We have two wonderful young men who show up to work each day to help milk the 110 cows that produce organic milk for our Coop Organic Valley. Their morning begins with stoking the fires in the barn as well as fueling up the space heaters and making sure there are no frozen water pipes before luring the cows down to the parlor for milking. My boys are sent over with warm breakfast sandwiches and beverages for the milkers and to complete their own chores. On their day off, my husband, boys, and daughters when home, all pitch in to help with milking and everything else that needs to be done.
Before school starts my two sons feed out warm milk to all of the younger calves, make sure their beds are dry and comfortable, water, grain and hay are adequate, pigs and chickens watered and fed and any frozen water tubs brought in to thaw so they can be exchanged again during afternoon chores.
By the time a.m chores are done, it is almost noon, refill the fires, get some lunch, relax for a bit before starting all over around 3 p.m. In by 5, dinner at 7 and bed by 9.
When I was done sharing a typical day with him, I noticed he seemed a bit exhausted, so I asked him if he and his family were going to go on a vacation soon to get rested up?

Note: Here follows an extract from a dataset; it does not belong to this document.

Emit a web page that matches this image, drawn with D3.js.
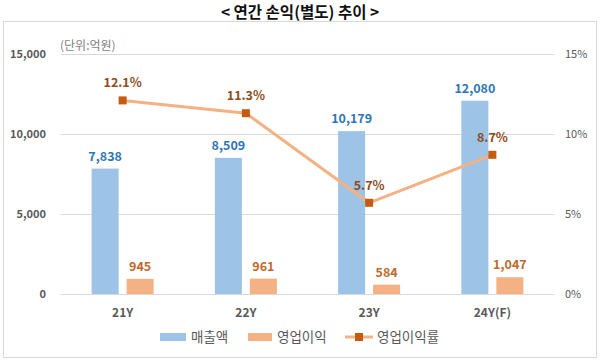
<!DOCTYPE html>
<html><head><meta charset="utf-8">
<script src="https://cdn.jsdelivr.net/npm/d3@7"></script>
<style>
body{margin:0;background:#fff;}
text{font-family:"Noto Sans CJK KR","Noto Sans",sans-serif;}
</style></head>
<body>
<svg id="c" width="600" height="360"></svg>
<script>
const categories = ["21Y","22Y","23Y","24Y(F)"];
const sales = [7838, 8509, 10179, 12080];
const opProfit = [945, 961, 584, 1047];
const opMargin = [12.1, 11.3, 5.7, 8.7];
const leftTicks = [0, 5000, 10000, 15000];
const rightTicks = [0, 5, 10, 15];
const seriesNames = ["매출액","영업이익","영업이익률"];

const svg = d3.select("#c");
const plot = {left:61, right:554, top:54, bottom:294};

svg.append("rect").attr("x",3.5).attr("y",21.5).attr("width",593).attr("height",336)
  .attr("fill","none").attr("stroke","#d9d9d9");

svg.append("text").attr("x",300).attr("y",18).attr("text-anchor","middle")
  .attr("font-size",15.5).attr("font-weight","bold").attr("fill","#111")
  .text("< 연간 손익(별도) 추이 >");

const x = d3.scaleBand().domain(categories).range([plot.left, plot.right]);
const y = d3.scaleLinear().domain([0,15000]).range([plot.bottom, plot.top]);
const y2 = d3.scaleLinear().domain([0,15]).range([plot.bottom, plot.top]);

// gridlines
svg.append("g").selectAll("line").data(leftTicks).join("line")
  .attr("x1",plot.left).attr("x2",plot.right)
  .attr("y1",d=>Math.round(y(d))+0.5).attr("y2",d=>Math.round(y(d))+0.5)
  .attr("stroke","#d9d9d9").attr("stroke-width",1);

const numFont = "'Noto Sans','Open Sans',sans-serif";

// left axis
const la = svg.append("g").attr("transform",`translate(46,0)`)
  .call(d3.axisLeft(y).tickValues(leftTicks).tickFormat(d3.format(",")).tickSize(0).tickPadding(0));
la.select(".domain").remove();
la.selectAll("text").attr("font-size",11).attr("font-weight","bold").attr("fill","#595959")
  .attr("font-family",numFont);

// right axis
const ra = svg.append("g").attr("transform",`translate(565,0)`)
  .call(d3.axisRight(y2).tickValues(rightTicks).tickFormat(d=>d+"%").tickSize(0).tickPadding(0));
ra.select(".domain").remove();
ra.selectAll("text").attr("font-size",11).attr("fill","#595959")
  .attr("font-family",numFont);

// x axis labels
const xa = svg.append("g").attr("transform",`translate(0,${plot.bottom+6})`)
  .call(d3.axisBottom(x).tickSize(0).tickPadding(8));
xa.select(".domain").remove();
xa.selectAll("text").attr("font-size",12).attr("font-weight","bold").attr("fill","#595959")
  .attr("font-family",numFont);

// unit
svg.append("text").attr("x",60).attr("y",50).attr("font-size",12).attr("fill","#7f7f7f")
  .text("(단위:억원)");

const bw = 27, gap = 8;
const cx = d => x(d) + x.bandwidth()/2;

const data = categories.map((c,i)=>({c, s:sales[i], p:opProfit[i], m:opMargin[i]}));

// sales bars
svg.append("g").selectAll("rect").data(data).join("rect")
  .attr("x",d=>cx(d.c)-gap/2-bw).attr("width",bw)
  .attr("y",d=>y(d.s)).attr("height",d=>y(0)-y(d.s)).attr("fill","#9DC3E6");
// profit bars
svg.append("g").selectAll("rect").data(data).join("rect")
  .attr("x",d=>cx(d.c)+gap/2).attr("width",bw)
  .attr("y",d=>y(d.p)).attr("height",d=>y(0)-y(d.p)).attr("fill","#F4B183");

svg.append("g").selectAll("text").data(data).join("text")
  .attr("x",d=>cx(d.c)-gap/2-bw/2).attr("y",d=>y(d.s)-8).attr("text-anchor","middle")
  .attr("font-size",12.5).attr("font-weight","bold").attr("fill","#2E75B6").attr("font-family",numFont)
  .text(d=>d3.format(",")(d.s));
svg.append("g").selectAll("text").data(data).join("text")
  .attr("x",d=>cx(d.c)+gap/2+bw/2).attr("y",d=>y(d.p)-8).attr("text-anchor","middle")
  .attr("font-size",12.5).attr("font-weight","bold").attr("fill","#C0692C").attr("font-family",numFont)
  .text(d=>d3.format(",")(d.p));

// line
const line = d3.line().x(d=>cx(d.c)).y(d=>y2(d.m));
svg.append("path").datum(data).attr("d",line).attr("fill","none")
  .attr("stroke","#F4B183").attr("stroke-width",3);
svg.append("g").selectAll("rect").data(data).join("rect")
  .attr("x",d=>cx(d.c)-4).attr("y",d=>y2(d.m)-4).attr("width",8).attr("height",8)
  .attr("fill","#C55A11");
svg.append("g").selectAll("text").data(data).join("text")
  .attr("x",d=>cx(d.c)).attr("y",d=>y2(d.m)-13).attr("text-anchor","middle")
  .attr("font-size",12.5).attr("font-weight","bold").attr("fill","#8E4B20").attr("font-family",numFont)
  .text(d=>d.m.toFixed(1)+"%");

// legend
const lg = svg.append("g");
const ly = 337;
lg.append("rect").attr("x",160).attr("y",ly-4).attr("width",26).attr("height",8).attr("fill","#9DC3E6");
lg.append("text").attr("x",191).attr("y",ly+5).attr("font-size",13.5).attr("fill","#595959").text(seriesNames[0]);
lg.append("rect").attr("x",248).attr("y",ly-4).attr("width",24).attr("height",8).attr("fill","#F4B183");
lg.append("text").attr("x",277).attr("y",ly+5).attr("font-size",13.5).attr("fill","#595959").text(seriesNames[1]);
lg.append("line").attr("x1",345).attr("x2",373).attr("y1",ly).attr("y2",ly).attr("stroke","#F4B183").attr("stroke-width",3);
lg.append("rect").attr("x",355).attr("y",ly-4).attr("width",8).attr("height",8).attr("fill","#C55A11");
lg.append("text").attr("x",377).attr("y",ly+5).attr("font-size",13.5).attr("fill","#595959").text(seriesNames[2]);
</script>
</body></html>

My new years resolution has stayed the same for several years now. That Nezinscot Farm can continue to do a better job educating the local community on the importance of not just knowing where your food comes from, but also whom. I’ve worked hard to help educate and give our customers and visitors a clearer understanding of what is involved in making sure that there is always food available for everyone. Just like the bees, without farmers and adequate farmland, there will be no such thing as local foods.
To show support, find a local CSA farm near you, shop at your local farmers markets, and become involved in your food the same way you are involved with your family; all hands on deck!